Jean Cory Beall (born Jean Susanna Cory; 23 May 1909 – 26 October 1978) was an American artist known for her large scale murals.

Beall lived and worked in Seattle where her work is part of the permanent collection of the Seattle Art Museum.

==Early life==
Jean Susanna Cory was born in Oakland, Alameda, California on 23 May 1909. Her father was a carpenter.

Beall studied at the California College of Arts and Crafts, Parsons School of Design in Paris, France, the Institute Politecnico in Mexico City and the Art Students' League in New York City.

==Career==
In 1936 she assisted her then husband with preparing his preliminary design proposal for the Boeing 314 flying boat by producing colour paintings of the proposed interior of the aircraft.

In 1957 Beall created Water into Electricity (That Man May Use It Freely...), a 37 foot long mosaic in glass tile for the City Light building in Seattle. The mural was moved to Seattle's Museum of History and Industry in 1996.

In 1959 she created a 10.5 foot by 29.5 foot long mural for the General Administration Building in Olympia, Washington. Created from Venetian glass tesserae, the mosaic was moved to the Washington State's Helen Sommers building next door in 2018.

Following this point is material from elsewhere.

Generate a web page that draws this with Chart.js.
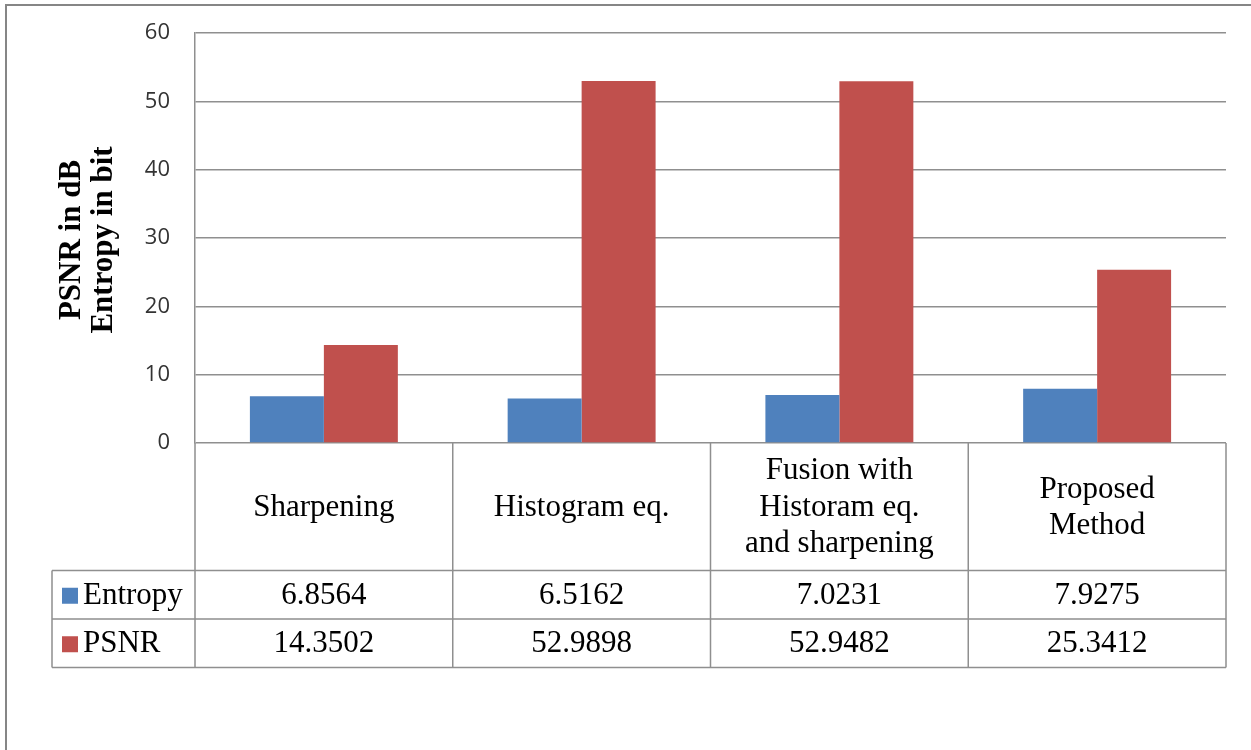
<!DOCTYPE html>
<html>
<head>
<meta charset="utf-8">
<script src="https://cdn.jsdelivr.net/npm/chart.js@4/dist/chart.umd.min.js"></script>
<style>
  html, body { margin: 0; padding: 0; background: #fff; }
  #wrap { width: 1251px; height: 750px; }
</style>
</head>
<body>
<div id="wrap"><canvas id="c" width="1251" height="750"></canvas></div>
<script>
// Methods compared, with the line breaks used in the table header cells
const categories = [
  ['Sharpening'],
  ['Histogram eq.'],
  ['Fusion with', 'Historam eq.', 'and sharpening'],
  ['Proposed', 'Method']
];
const entropy = [6.8564, 6.5162, 7.0231, 7.9275];
const psnr = [14.3502, 52.9898, 52.9482, 25.3412];
const seriesNames = ['Entropy', 'PSNR'];
const seriesColors = ['#4f81bd', '#c0504d'];
const axisTitle = ['PSNR in dB', 'Entropy in bit'];
const yMin = 0, yMax = 60, yStep = 10;

const LINE = '#8f8f8f';
const SERIF = '"Liberation Serif", "Times New Roman", serif';

// Outer frame around the whole chart
const framePlugin = {
  id: 'frame',
  beforeDraw(chart) {
    const ctx = chart.ctx;
    ctx.save();
    ctx.fillStyle = '#fff';
    ctx.fillRect(0, 0, chart.width, chart.height);
    ctx.strokeStyle = '#868686';
    ctx.lineWidth = 2;
    ctx.beginPath();
    ctx.moveTo(6, chart.height);
    ctx.lineTo(6, 5);
    ctx.lineTo(chart.width, 5);
    ctx.stroke();
    ctx.restore();
  }
};

// Rotated two-line axis title on the left
const axisTitlePlugin = {
  id: 'axisTitle',
  afterDraw(chart) {
    const ctx = chart.ctx;
    const a = chart.chartArea;
    const cy = (a.top + a.bottom) / 2;
    ctx.save();
    ctx.fillStyle = '#000';
    ctx.font = 'bold 31px ' + SERIF;
    ctx.textAlign = 'center';
    ctx.textBaseline = 'alphabetic';
    const baselines = [80, 112];
    axisTitle.forEach((t, i) => {
      ctx.save();
      ctx.translate(baselines[i], cy + 2);
      ctx.rotate(-Math.PI / 2);
      ctx.fillText(t, 0, 0);
      ctx.restore();
    });
    ctx.restore();
  }
};

// Data table under the plot: category header row plus one row per series
const dataTablePlugin = {
  id: 'dataTable',
  afterDraw(chart) {
    const ctx = chart.ctx;
    const a = chart.chartArea;
    const x = chart.scales.x;
    const n = categories.length;
    const bounds = [a.left];
    for (let i = 1; i < n; i++) {
      bounds.push((x.getPixelForValue(i - 1) + x.getPixelForValue(i)) / 2);
    }
    bounds.push(a.right);

    const rowTop = a.bottom;
    const headBottom = 570.5;
    const rowH = 48.5;
    const rows = [headBottom, headBottom + rowH, headBottom + 2 * rowH];
    const tableLeft = 52;

    ctx.save();
    ctx.strokeStyle = LINE;
    ctx.lineWidth = 1.5;
    ctx.beginPath();
    // vertical lines of the header row and value rows
    bounds.forEach(bx => {
      ctx.moveTo(bx, rowTop);
      ctx.lineTo(bx, rows[2]);
    });
    ctx.moveTo(tableLeft, rows[0]);
    ctx.lineTo(tableLeft, rows[2]);
    // horizontal lines
    rows.forEach(ry => {
      ctx.moveTo(tableLeft, ry);
      ctx.lineTo(a.right, ry);
    });
    ctx.stroke();

    ctx.fillStyle = '#000';
    ctx.font = '31px ' + SERIF;
    ctx.textAlign = 'center';
    ctx.textBaseline = 'middle';

    // header cells
    const headMid = (rowTop + headBottom) / 2 + 1;
    const lh = 36.5;
    categories.forEach((lines, i) => {
      const cx = (bounds[i] + bounds[i + 1]) / 2;
      const start = headMid - (lines.length - 1) * lh / 2;
      lines.forEach((ln, j) => ctx.fillText(ln, cx, start + j * lh));
    });

    // series rows
    const series = [entropy, psnr];
    series.forEach((vals, r) => {
      const top = rows[r], bottom = rows[r + 1];
      const cyr = (top + bottom) / 2 + 1;
      vals.forEach((v, i) => {
        const cx = (bounds[i] + bounds[i + 1]) / 2;
        ctx.fillText(String(v), cx, cyr);
      });
      // legend key and series name
      ctx.fillStyle = seriesColors[r];
      ctx.fillRect(62, cyr - 8, 16, 16);
      ctx.fillStyle = '#000';
      ctx.textAlign = 'left';
      ctx.fillText(seriesNames[r], 83, cyr);
      ctx.textAlign = 'center';
    });
    ctx.restore();
  }
};

new Chart(document.getElementById('c'), {
  type: 'bar',
  data: {
    labels: categories.map(c => c.join(' ')),
    datasets: [
      { label: seriesNames[0], data: entropy, backgroundColor: seriesColors[0] },
      { label: seriesNames[1], data: psnr, backgroundColor: seriesColors[1] }
    ]
  },
  options: {
    responsive: false,
    animation: false,
    events: [],
    layout: { padding: { top: 33, right: 25, bottom: 307, left: 0 } },
    datasets: { bar: { categoryPercentage: 0.574, barPercentage: 1.0 } },
    plugins: {
      legend: { display: false },
      title: { display: false },
      tooltip: { enabled: false }
    },
    scales: {
      x: { display: false },
      y: {
        min: yMin,
        max: yMax,
        ticks: {
          stepSize: yStep,
          padding: 0,
          color: '#333',
          font: { family: '"Open Sans", sans-serif', size: 22 }
        },
        // invisible tick marks keep the labels clear of the axis line
        grid: { color: LINE, lineWidth: 1.5, drawTicks: true, tickLength: 25, tickColor: 'rgba(0,0,0,0)' },
        border: { color: LINE, width: 1.5 },
        afterFit(scale) { scale.width = 195; }
      }
    }
  },
  plugins: [framePlugin, axisTitlePlugin, dataTablePlugin]
});
</script>
</body>
</html>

Beall was a large proponent of utilizing a portion of public construction budgets to help fund art. In 1961 she was invited to serve on the State's Inaugural Arts Commission but then Governor Albert Rosellini.

==Personal life==
In the Cathedral Church of St. Mark, Seattle, Washington State on 18 August 1934 she married aeronautical engineer Wellwood Edmeston Beall who went on to have a successful career at Boeing.

The couple had three children.
The couple divorced in October 1968 in Los Angeles City, California.

In 1970 she moved to Honolulu, Hawaii.
She died at the age of 69 in Honolulu, Hawaii, on 26 October 1978.